Goal.
Begin at the line containing "Write the Plotly code for this chart." and stop at the line containing "category_label_pos = [0, 1.003, 2.02]"; copy those lines exactly, ends included, and nothing else.

-- begin --

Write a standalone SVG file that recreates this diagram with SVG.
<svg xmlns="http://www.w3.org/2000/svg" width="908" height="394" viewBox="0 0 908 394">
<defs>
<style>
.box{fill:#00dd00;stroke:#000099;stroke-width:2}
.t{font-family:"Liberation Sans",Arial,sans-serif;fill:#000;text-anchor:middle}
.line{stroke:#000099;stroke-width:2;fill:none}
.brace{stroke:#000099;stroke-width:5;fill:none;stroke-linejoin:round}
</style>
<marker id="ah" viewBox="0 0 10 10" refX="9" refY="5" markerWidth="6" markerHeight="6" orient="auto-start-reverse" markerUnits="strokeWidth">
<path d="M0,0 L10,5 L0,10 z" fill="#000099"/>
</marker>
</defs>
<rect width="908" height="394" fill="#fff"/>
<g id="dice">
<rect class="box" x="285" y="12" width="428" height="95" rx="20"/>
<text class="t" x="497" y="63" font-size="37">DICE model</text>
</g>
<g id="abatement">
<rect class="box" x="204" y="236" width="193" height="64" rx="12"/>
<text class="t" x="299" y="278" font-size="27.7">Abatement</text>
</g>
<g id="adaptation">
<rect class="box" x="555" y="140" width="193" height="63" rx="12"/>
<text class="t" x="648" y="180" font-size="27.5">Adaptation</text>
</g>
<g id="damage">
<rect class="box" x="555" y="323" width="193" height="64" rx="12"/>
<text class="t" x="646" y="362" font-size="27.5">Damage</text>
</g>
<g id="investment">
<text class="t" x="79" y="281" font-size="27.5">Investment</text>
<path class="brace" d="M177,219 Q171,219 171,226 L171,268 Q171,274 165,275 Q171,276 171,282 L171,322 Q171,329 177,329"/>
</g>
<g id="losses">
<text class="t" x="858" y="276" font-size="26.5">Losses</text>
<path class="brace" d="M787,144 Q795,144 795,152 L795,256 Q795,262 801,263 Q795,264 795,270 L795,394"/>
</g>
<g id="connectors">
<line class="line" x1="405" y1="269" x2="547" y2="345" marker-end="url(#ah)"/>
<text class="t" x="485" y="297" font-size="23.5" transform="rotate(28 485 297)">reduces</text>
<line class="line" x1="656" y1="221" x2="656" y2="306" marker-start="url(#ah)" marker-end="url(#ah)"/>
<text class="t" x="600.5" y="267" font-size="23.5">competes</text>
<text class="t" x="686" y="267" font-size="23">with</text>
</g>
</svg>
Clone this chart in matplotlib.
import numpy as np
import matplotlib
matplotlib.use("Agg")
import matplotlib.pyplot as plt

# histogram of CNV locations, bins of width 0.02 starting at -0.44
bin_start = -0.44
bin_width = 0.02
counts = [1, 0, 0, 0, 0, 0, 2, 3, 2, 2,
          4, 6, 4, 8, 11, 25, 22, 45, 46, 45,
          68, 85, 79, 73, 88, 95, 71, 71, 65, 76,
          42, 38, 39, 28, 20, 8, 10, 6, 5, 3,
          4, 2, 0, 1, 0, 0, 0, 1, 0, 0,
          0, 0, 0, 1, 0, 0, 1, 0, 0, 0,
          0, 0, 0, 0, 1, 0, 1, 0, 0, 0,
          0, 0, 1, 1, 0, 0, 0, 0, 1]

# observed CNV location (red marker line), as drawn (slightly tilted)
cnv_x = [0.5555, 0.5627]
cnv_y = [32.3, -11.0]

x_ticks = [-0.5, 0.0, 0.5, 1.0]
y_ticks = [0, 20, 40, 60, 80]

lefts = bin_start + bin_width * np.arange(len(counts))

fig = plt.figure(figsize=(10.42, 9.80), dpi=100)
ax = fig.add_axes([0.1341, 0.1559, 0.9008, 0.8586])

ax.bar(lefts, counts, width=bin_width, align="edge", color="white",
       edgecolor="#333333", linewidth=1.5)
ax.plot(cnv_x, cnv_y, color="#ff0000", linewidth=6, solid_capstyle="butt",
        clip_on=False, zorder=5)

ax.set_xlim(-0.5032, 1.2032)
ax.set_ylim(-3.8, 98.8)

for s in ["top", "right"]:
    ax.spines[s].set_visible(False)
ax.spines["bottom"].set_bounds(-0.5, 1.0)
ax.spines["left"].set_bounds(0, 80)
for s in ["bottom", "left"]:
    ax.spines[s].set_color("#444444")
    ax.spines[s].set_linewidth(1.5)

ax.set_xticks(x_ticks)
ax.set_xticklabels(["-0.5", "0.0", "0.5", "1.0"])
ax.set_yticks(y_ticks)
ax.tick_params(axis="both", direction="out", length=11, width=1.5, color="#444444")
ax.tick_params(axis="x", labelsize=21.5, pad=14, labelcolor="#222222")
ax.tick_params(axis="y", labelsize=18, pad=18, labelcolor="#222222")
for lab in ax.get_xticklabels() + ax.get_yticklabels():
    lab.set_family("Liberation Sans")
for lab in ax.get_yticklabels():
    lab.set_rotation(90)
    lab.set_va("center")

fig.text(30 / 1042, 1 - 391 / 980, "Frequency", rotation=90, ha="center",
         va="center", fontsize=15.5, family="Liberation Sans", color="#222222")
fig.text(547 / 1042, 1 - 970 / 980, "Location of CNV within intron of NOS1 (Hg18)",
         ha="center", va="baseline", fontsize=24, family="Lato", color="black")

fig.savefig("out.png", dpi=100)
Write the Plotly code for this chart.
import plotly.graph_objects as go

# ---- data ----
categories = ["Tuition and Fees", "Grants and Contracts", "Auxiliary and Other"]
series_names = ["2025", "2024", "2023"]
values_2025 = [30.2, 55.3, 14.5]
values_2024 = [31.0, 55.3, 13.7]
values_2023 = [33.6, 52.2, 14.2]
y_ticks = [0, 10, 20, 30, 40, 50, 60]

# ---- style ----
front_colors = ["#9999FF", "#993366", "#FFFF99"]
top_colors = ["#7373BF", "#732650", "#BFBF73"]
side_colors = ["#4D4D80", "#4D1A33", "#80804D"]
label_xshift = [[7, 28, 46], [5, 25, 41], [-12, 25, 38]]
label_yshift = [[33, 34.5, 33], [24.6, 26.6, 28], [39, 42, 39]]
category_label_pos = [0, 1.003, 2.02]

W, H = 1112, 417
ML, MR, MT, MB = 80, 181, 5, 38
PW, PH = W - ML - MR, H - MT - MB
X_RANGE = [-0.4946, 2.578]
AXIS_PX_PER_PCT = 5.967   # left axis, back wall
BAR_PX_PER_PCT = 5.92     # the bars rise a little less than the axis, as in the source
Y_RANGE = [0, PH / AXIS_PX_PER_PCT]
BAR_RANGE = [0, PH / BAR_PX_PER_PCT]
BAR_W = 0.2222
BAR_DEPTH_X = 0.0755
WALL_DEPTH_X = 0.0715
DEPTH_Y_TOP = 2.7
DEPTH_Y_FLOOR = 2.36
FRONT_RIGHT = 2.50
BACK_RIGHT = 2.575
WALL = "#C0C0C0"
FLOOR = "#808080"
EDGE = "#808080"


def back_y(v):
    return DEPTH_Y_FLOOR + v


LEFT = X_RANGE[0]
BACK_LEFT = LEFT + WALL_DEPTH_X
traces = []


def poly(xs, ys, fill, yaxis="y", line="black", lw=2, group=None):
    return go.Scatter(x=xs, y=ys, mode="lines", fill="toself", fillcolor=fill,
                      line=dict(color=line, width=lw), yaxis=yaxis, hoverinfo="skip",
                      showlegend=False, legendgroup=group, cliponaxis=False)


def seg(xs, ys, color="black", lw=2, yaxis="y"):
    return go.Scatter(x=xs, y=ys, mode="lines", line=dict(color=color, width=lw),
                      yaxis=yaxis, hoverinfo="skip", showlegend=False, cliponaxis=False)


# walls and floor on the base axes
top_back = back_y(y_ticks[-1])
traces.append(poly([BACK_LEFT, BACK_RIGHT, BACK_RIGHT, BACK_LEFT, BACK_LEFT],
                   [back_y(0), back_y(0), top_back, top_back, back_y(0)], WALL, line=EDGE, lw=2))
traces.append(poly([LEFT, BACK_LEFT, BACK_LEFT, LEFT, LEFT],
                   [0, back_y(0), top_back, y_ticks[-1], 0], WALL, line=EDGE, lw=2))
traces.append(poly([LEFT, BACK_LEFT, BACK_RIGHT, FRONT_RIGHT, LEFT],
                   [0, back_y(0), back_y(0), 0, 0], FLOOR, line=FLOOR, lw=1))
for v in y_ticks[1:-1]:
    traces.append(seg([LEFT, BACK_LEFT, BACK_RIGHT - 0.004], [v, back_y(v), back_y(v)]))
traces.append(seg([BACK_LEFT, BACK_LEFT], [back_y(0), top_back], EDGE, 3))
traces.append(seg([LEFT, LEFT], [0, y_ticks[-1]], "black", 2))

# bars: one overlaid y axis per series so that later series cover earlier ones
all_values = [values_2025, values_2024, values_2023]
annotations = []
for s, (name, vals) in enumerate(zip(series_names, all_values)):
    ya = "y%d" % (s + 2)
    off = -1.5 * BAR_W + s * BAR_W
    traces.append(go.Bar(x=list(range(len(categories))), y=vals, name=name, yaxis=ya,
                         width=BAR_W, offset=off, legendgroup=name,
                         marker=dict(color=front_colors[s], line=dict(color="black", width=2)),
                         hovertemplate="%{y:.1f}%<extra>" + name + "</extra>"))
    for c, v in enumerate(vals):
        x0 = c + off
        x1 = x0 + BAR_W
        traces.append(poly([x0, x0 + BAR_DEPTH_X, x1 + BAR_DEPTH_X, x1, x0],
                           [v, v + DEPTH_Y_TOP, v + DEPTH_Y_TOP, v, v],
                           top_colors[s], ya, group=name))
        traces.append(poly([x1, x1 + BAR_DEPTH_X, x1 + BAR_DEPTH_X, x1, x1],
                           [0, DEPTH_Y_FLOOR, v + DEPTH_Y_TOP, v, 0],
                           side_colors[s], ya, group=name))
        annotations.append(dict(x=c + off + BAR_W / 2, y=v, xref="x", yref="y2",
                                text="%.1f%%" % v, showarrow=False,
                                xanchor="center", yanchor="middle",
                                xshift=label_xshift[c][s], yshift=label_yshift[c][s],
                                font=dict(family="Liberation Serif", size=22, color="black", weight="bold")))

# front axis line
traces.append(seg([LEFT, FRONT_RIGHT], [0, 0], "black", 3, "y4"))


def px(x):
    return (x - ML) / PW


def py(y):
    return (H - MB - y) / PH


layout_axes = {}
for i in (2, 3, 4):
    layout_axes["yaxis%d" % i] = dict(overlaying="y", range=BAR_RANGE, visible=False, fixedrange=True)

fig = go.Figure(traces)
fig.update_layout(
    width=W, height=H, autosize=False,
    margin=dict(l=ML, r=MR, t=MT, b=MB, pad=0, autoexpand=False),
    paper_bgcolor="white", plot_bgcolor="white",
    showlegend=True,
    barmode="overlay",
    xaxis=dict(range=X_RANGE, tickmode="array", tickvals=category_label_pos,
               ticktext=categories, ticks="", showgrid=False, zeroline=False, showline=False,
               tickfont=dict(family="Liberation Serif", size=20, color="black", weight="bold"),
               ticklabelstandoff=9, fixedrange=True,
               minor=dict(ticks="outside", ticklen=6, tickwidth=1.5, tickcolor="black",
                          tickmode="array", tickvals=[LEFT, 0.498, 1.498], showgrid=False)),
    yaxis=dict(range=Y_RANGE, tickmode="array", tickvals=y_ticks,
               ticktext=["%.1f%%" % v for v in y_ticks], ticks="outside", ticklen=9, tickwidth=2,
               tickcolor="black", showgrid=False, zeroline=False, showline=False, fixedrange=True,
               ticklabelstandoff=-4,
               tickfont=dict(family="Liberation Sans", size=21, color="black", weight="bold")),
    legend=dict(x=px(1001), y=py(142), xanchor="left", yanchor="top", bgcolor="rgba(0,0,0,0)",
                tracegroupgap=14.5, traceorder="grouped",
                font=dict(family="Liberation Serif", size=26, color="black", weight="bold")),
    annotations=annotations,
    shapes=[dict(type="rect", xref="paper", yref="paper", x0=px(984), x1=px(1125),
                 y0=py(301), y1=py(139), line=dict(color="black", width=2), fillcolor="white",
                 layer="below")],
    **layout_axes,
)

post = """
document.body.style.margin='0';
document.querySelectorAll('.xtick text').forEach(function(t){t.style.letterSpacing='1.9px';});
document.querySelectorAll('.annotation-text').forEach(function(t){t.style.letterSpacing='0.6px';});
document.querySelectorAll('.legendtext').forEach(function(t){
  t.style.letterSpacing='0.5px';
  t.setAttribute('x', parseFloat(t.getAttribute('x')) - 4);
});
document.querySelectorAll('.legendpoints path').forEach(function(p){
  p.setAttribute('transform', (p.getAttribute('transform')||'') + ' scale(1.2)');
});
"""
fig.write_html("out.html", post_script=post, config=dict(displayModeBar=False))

-- end --

Final result.
Write the Plotly code for this chart.
import plotly.graph_objects as go

# ---- data ----
categories = ["Tuition and Fees", "Grants and Contracts", "Auxiliary and Other"]
series_names = ["2025", "2024", "2023"]
values_2025 = [30.2, 55.3, 14.5]
values_2024 = [31.0, 55.3, 13.7]
values_2023 = [33.6, 52.2, 14.2]
y_ticks = [0, 10, 20, 30, 40, 50, 60]

# ---- style ----
front_colors = ["#9999FF", "#993366", "#FFFF99"]
top_colors = ["#7373BF", "#732650", "#BFBF73"]
side_colors = ["#4D4D80", "#4D1A33", "#80804D"]
label_xshift = [[7, 28, 46], [5, 25, 41], [-12, 25, 38]]
label_yshift = [[33, 34.5, 33], [24.6, 26.6, 28], [39, 42, 39]]
category_label_pos = [0, 1.003, 2.02]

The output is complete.